20 percent gets thrown away
Creekpaum said 20 percent of the food, drink and other donations that his food bank processes, much of them from large corporate sources, must be tossed for a variety of reasons. "Most of the product we get is already past the date it can be in the grocery story,” he said, although it can still be safely used. But much of it can’t, so it’s sorted out and sent to the pig farm or a landfill.

But what about all the bottled water that can be seen in Paiva’s pictures? And the toothpaste? “That water was fluoride treated so that’s something that spoils,” Creekpaum said. He said he would look into the toothpaste further.  “I don’t think there have should been toothpaste on there.
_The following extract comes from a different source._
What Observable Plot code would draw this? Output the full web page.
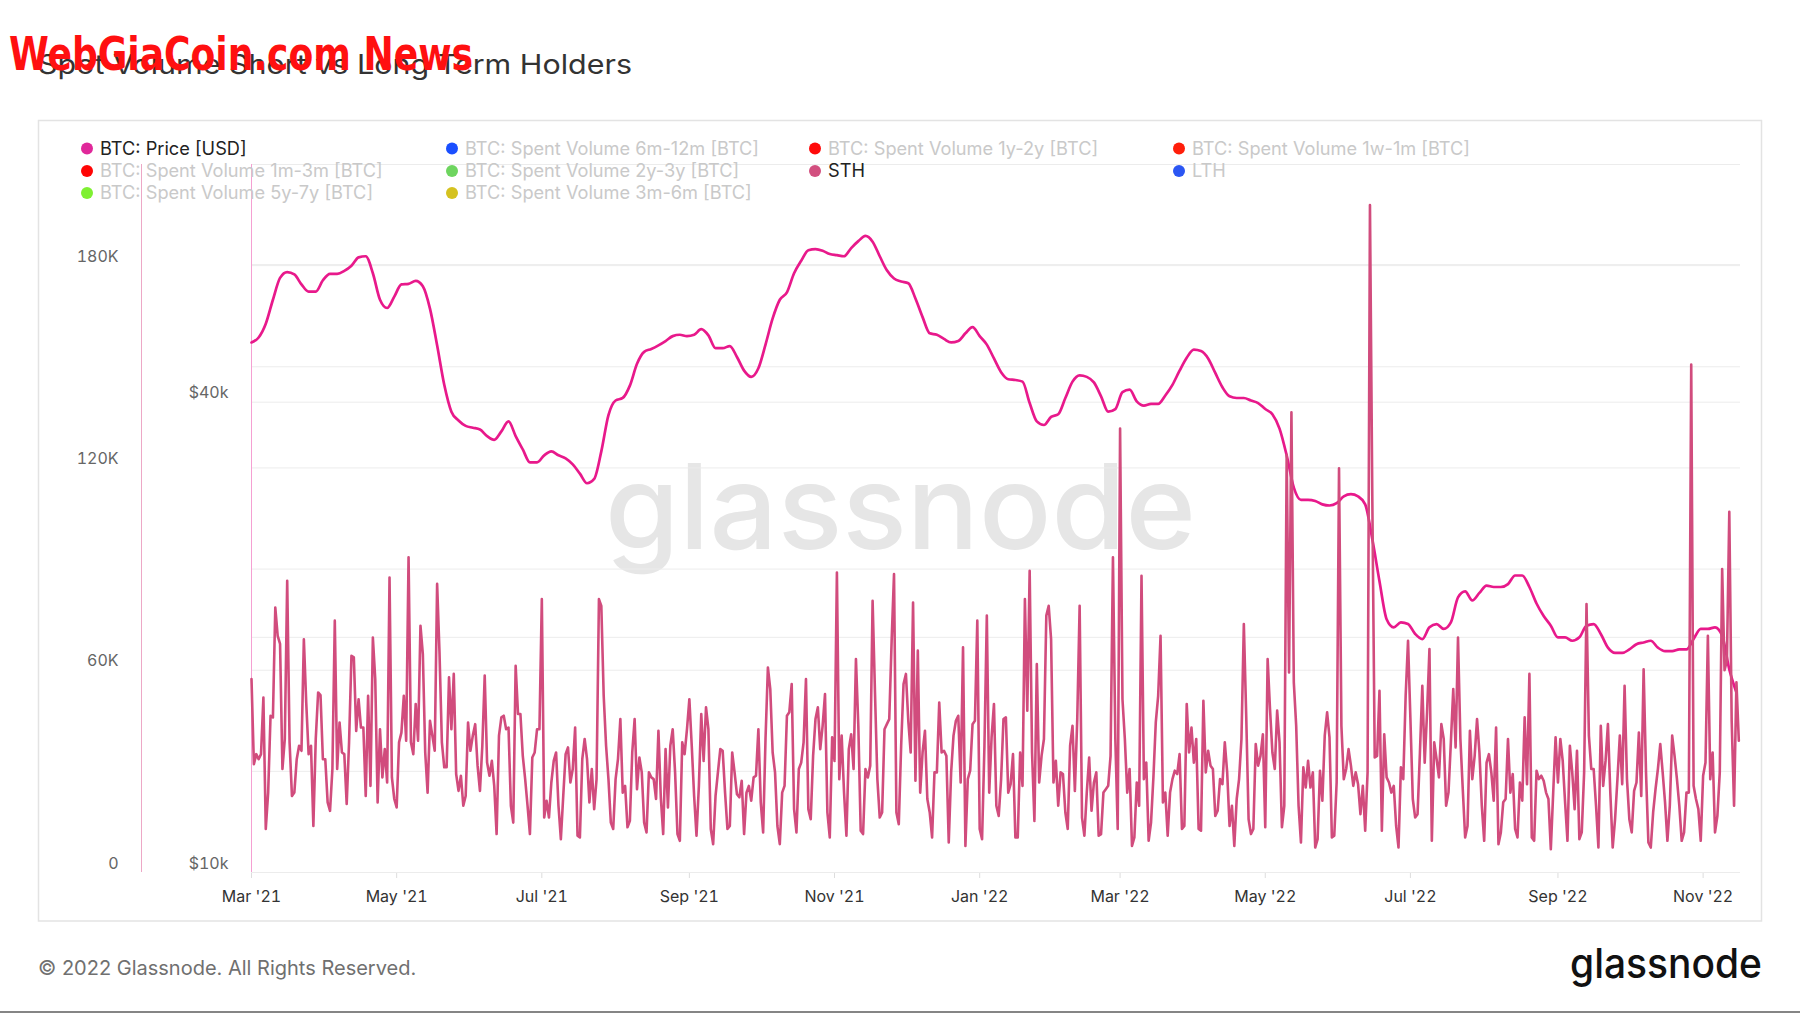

That’s not policy to send that to the pig farm.”

Christine Ahn said the desert food dump appears to be a consequence of the “piecemeal and oftentimes self-serving proposals for ending hunger” that she criticized in a 2004 paper titled “Beyond the Food Bank,” written for the Institute for Food and Development Policy. "I think that's your story right there."

Ahn and fellow author Brahm Ahmadi said that tax breaks and public relations initiatives are fueling a food donation cycle whose goal is not to end hunger so much as to serve corporate needs.

Their report noted that snack foods, cookies, coffee, soda, water and other beverages accounted for 25 percent of the 279 million pounds of grocery products donated to Second Harvest nationwide in 2003. Apparently inspired by tax breaks, other donations ranged from wallpaper to glue.

“We’re not really looking at the root causes of why are people lining up at the food banks,” such as a lack of “self-sufficient local food production … living wage jobs, universal health care and affordable housing,” Ahn said.

"I don’t like to get into any kind of political debate along those lines,” Creekpaum responded, but “for people to say that people only donate for a tax break is, I’m sorry to say, asinine. Most of the ones that are donating are donating because they believe in the cause they’re donating to."